Legacy Update Help

“Checking for updates” is taking too long

Windows Update has an infamous flaw: Checking for updates, especially for the first time, can be incredibly slow. This has been caused by the significant number of updates released by Microsoft over the years, and the effectively infinite number of configurations a Windows system can be in. To determine which updates are applicable to your system, Windows needs to evaluate many thousands of queries against your system configuration. Simply put, the age of the Windows version you’re using, and the number of additional Microsoft products installed on it, will affect how long you need to wait for Windows to check for updates.

This issue is especially apparent with Windows Vista and later, which significantly overhaul Windows’s “servicing” system. While the new servicing stack is far more reliable than in prior versions of Windows, it also exponentially increases the amount of work Windows must do to check for updates.

In 2016, Microsoft recognised the performance issues with Windows Update, and released servicing stack updates that dramatically improved, but still didn’t fully fix, the issue. Legacy Update installs these updates for you.

After installing Legacy Update, here is what you can expect:

More technical details

Windows Update is a complex protocol, and applying updates is an elaborate juggling act to ensure only the correct updates are applied, and in the right order. Performance problems are inherent to Windows Update, and aren’t specific to Legacy Update.
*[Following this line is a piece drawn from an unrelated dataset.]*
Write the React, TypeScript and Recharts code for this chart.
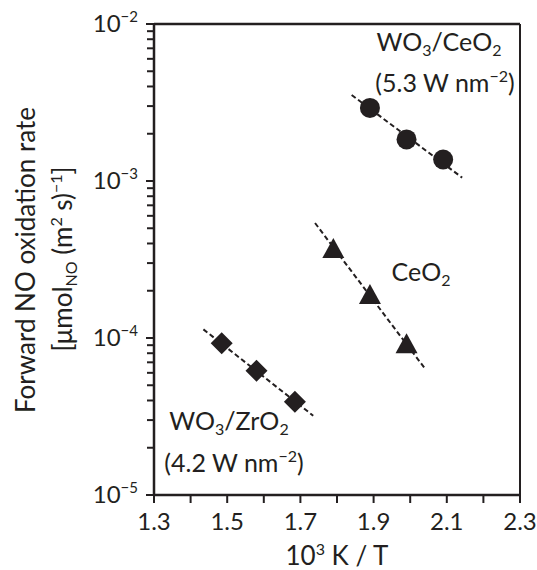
import React from 'react';
import { ScatterChart, Scatter, XAxis, YAxis, ReferenceLine, Customized } from 'recharts';

const INK = '#231f20';
const FONT = 'Lato, "Open Sans", sans-serif';

// axis ticks
const xTicks = [1.3, 1.4, 1.5, 1.6, 1.7, 1.8, 1.9, 2.0, 2.1, 2.2, 2.3];
const xTickLabels = ['1.3', '1.5', '1.7', '1.9', '2.1', '2.3'];
const yMajorTicks = [1e-5, 1e-4, 1e-3, 1e-2];
const yExponents = ['−5', '−4', '−3', '−2'];
const yMinorTicks = [
  2e-5, 3e-5, 4e-5, 5e-5, 6e-5, 7e-5, 8e-5, 9e-5,
  2e-4, 3e-4, 4e-4, 5e-4, 6e-4, 7e-4, 8e-4, 9e-4,
  2e-3, 3e-3, 4e-3, 5e-3, 6e-3, 7e-3, 8e-3, 9e-3,
];
const yTicks = [...yMajorTicks, ...yMinorTicks].sort((a, b) => a - b);

// measured rates
const wo3CeO2 = [
  { x: 1.89, y: 2.92e-3 },
  { x: 1.99, y: 1.84e-3 },
  { x: 2.09, y: 1.37e-3 },
];
const ceO2 = [
  { x: 1.79, y: 3.63e-4 },
  { x: 1.89, y: 1.85e-4 },
  { x: 1.99, y: 9.0e-5 },
];
const wo3ZrO2 = [
  { x: 1.485, y: 9.25e-5 },
  { x: 1.58, y: 6.19e-5 },
  { x: 1.685, y: 3.93e-5 },
];

// Arrhenius fits (end points)
const wo3CeO2Fit = [
  { x: 1.84, y: 3.53e-3 },
  { x: 2.142, y: 1.05e-3 },
];
const ceO2Fit = [
  { x: 1.74, y: 5.4e-4 },
  { x: 2.04, y: 6.4e-5 },
];
const wo3ZrO2Fit = [
  { x: 1.435, y: 1.135e-4 },
  { x: 1.735, y: 3.2e-5 },
];

const XTick = (props: any) => {
  const { x, y, payload } = props;
  const label = xTickLabels.find((l) => Math.abs(parseFloat(l) - payload.value) < 1e-6);
  return (
    <g>
      <line x1={x} x2={x} y1={y} y2={y + 8} stroke={INK} strokeWidth={2} />
      {label && (
        <text x={x} y={y + 35} textAnchor="middle" fontSize={24} fontFamily={FONT} fill={INK}>
          {label}
        </text>
      )}
    </g>
  );
};

const YTick = (props: any) => {
  const { x, y, payload } = props;
  const i = yMajorTicks.findIndex((t) => Math.abs(t - payload.value) / t < 1e-6);
  return (
    <g>
      <line x1={x - (i >= 0 ? 8 : 7)} x2={x} y1={y} y2={y} stroke={INK} strokeWidth={2} />
      {i >= 0 && (
        <text x={x - 16} y={y + 8} textAnchor="end" fontSize={24} fontFamily={FONT} fill={INK}>
          <tspan>10</tspan>
          <tspan dy={-10} fontSize={15}>{yExponents[i]}</tspan>
        </text>
      )}
    </g>
  );
};

const Dot = (p: any) => <circle cx={p.cx} cy={p.cy} r={10} fill={INK} />;
const Diamond = (p: any) => (
  <polygon
    points={`${p.cx},${p.cy - 11} ${p.cx + 11},${p.cy} ${p.cx},${p.cy + 11} ${p.cx - 11},${p.cy}`}
    fill={INK}
  />
);
const Triangle = (p: any) => (
  <polygon
    points={`${p.cx},${p.cy - 12} ${p.cx + 11},${p.cy + 8} ${p.cx - 11},${p.cy + 8}`}
    fill={INK}
  />
);
const NoDot = () => <g />;

const fitLine = { stroke: INK, strokeWidth: 2, strokeDasharray: '5 3' };

const Labels = () => {
  const t = { fontFamily: FONT, fill: INK, textAnchor: 'middle' as const };
  return (
    <g>
      <text {...t} fontSize={25} x={439} y={51}>
        WO<tspan dy={5} fontSize={16}>3</tspan>
        <tspan dy={-5}>/CeO</tspan>
        <tspan dy={5} fontSize={16}>2</tspan>
      </text>
      <text {...t} fontSize={25} x={445} y={92}>
        (5.3 W nm<tspan dy={-10} fontSize={16}>−2</tspan>
        <tspan dy={10}>)</tspan>
      </text>
      <text {...t} fontSize={25} x={421} y={281}>
        CeO<tspan dy={5} fontSize={16}>2</tspan>
      </text>
      <text {...t} fontSize={25} x={229} y={430}>
        WO<tspan dy={5} fontSize={16}>3</tspan>
        <tspan dy={-5}>/ZrO</tspan>
        <tspan dy={5} fontSize={16}>2</tspan>
      </text>
      <text {...t} fontSize={25} x={234} y={472}>
        (4.2 W nm<tspan dy={-10} fontSize={16}>−2</tspan>
        <tspan dy={10}>)</tspan>
      </text>
      <text {...t} fontSize={26} x={337} y={565}>
        10<tspan dy={-10} fontSize={16}>3</tspan>
        <tspan dy={10}> K / T</tspan>
      </text>
      <text {...t} fontSize={26} transform="rotate(-90)" x={-260} y={35}>
        Forward NO oxidation rate
      </text>
      <text {...t} fontSize={26} transform="rotate(-90)" x={-259} y={72}>
        [μmol<tspan dy={5} fontSize={16}>NO</tspan>
        <tspan dy={-5}> (m</tspan>
        <tspan dy={-10} fontSize={16}>2</tspan>
        <tspan dy={10}> s)</tspan>
        <tspan dy={-10} fontSize={16}>−1</tspan>
        <tspan dy={10}>]</tspan>
      </text>
    </g>
  );
};

export default function App() {
  return (
    <div style={{ position: 'absolute', left: 0, top: 0, background: '#fff' }}>
      <ScatterChart width={537} height={570} margin={{ top: 24, right: 17, bottom: 15, left: 0 }}>
        <XAxis
          type="number"
          dataKey="x"
          domain={[1.3, 2.3]}
          ticks={xTicks}
          interval={0}
          tick={<XTick />}
          tickLine={false}
          tickSize={0}
          tickMargin={0}
          height={60}
          axisLine={{ stroke: INK, strokeWidth: 2.5 }}
          allowDataOverflow
        />
        <YAxis
          type="number"
          dataKey="y"
          scale="log"
          domain={[1e-5, 1e-2]}
          ticks={yTicks}
          interval={0}
          tick={<YTick />}
          tickLine={false}
          tickSize={0}
          tickMargin={0}
          width={154}
          axisLine={{ stroke: INK, strokeWidth: 2.5 }}
          allowDataOverflow
        />
        <ReferenceLine y={1e-2} stroke={INK} strokeWidth={2.5} />
        <ReferenceLine x={2.3} stroke={INK} strokeWidth={2} />
        <Scatter data={wo3CeO2Fit} line={fitLine} shape={NoDot} isAnimationActive={false} />
        <Scatter data={ceO2Fit} line={fitLine} shape={NoDot} isAnimationActive={false} />
        <Scatter data={wo3ZrO2Fit} line={fitLine} shape={NoDot} isAnimationActive={false} />
        <Scatter data={wo3CeO2} shape={Dot} isAnimationActive={false} />
        <Scatter data={ceO2} shape={Triangle} isAnimationActive={false} />
        <Scatter data={wo3ZrO2} shape={Diamond} isAnimationActive={false} />
        <Customized component={Labels} />
      </ScatterChart>
    </div>
  );
}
When you check for updates, Windows and the Windows Update server compare notes on what’s installed on your system, and therefore which updates are applicable to you. Because there are thousands upon thousands of updates, this is a very long, slow process, heavily tied to your CPU’s single-core performance, and hard drive/SSD read performance. If you watch Task Manager while you check for updates, you might see svchost.exe, wmiprvse.exe, and TrustedInstaller.exe (on Vista and later) using up an entire CPU core. This is the Windows Update Agent evaluating the configuration of your computer so it can let the Windows Update server know which updates it needs to see. Old PCs can take tens of minutes to complete this stage, while a VM running on your modern laptop should fly through this in a few minutes. This process is heavily dependent on your CPU’s single-core performance.

While installing updates, you may feel a slowdown on lower-end PCs due to the volume of hard drive write activity. If you have a small amount of RAM in such a system, and a fairly slow hard drive, this can hurt the system’s ability to use the hard drive as swap/pagefile space. This will clear up once the updates finish installing.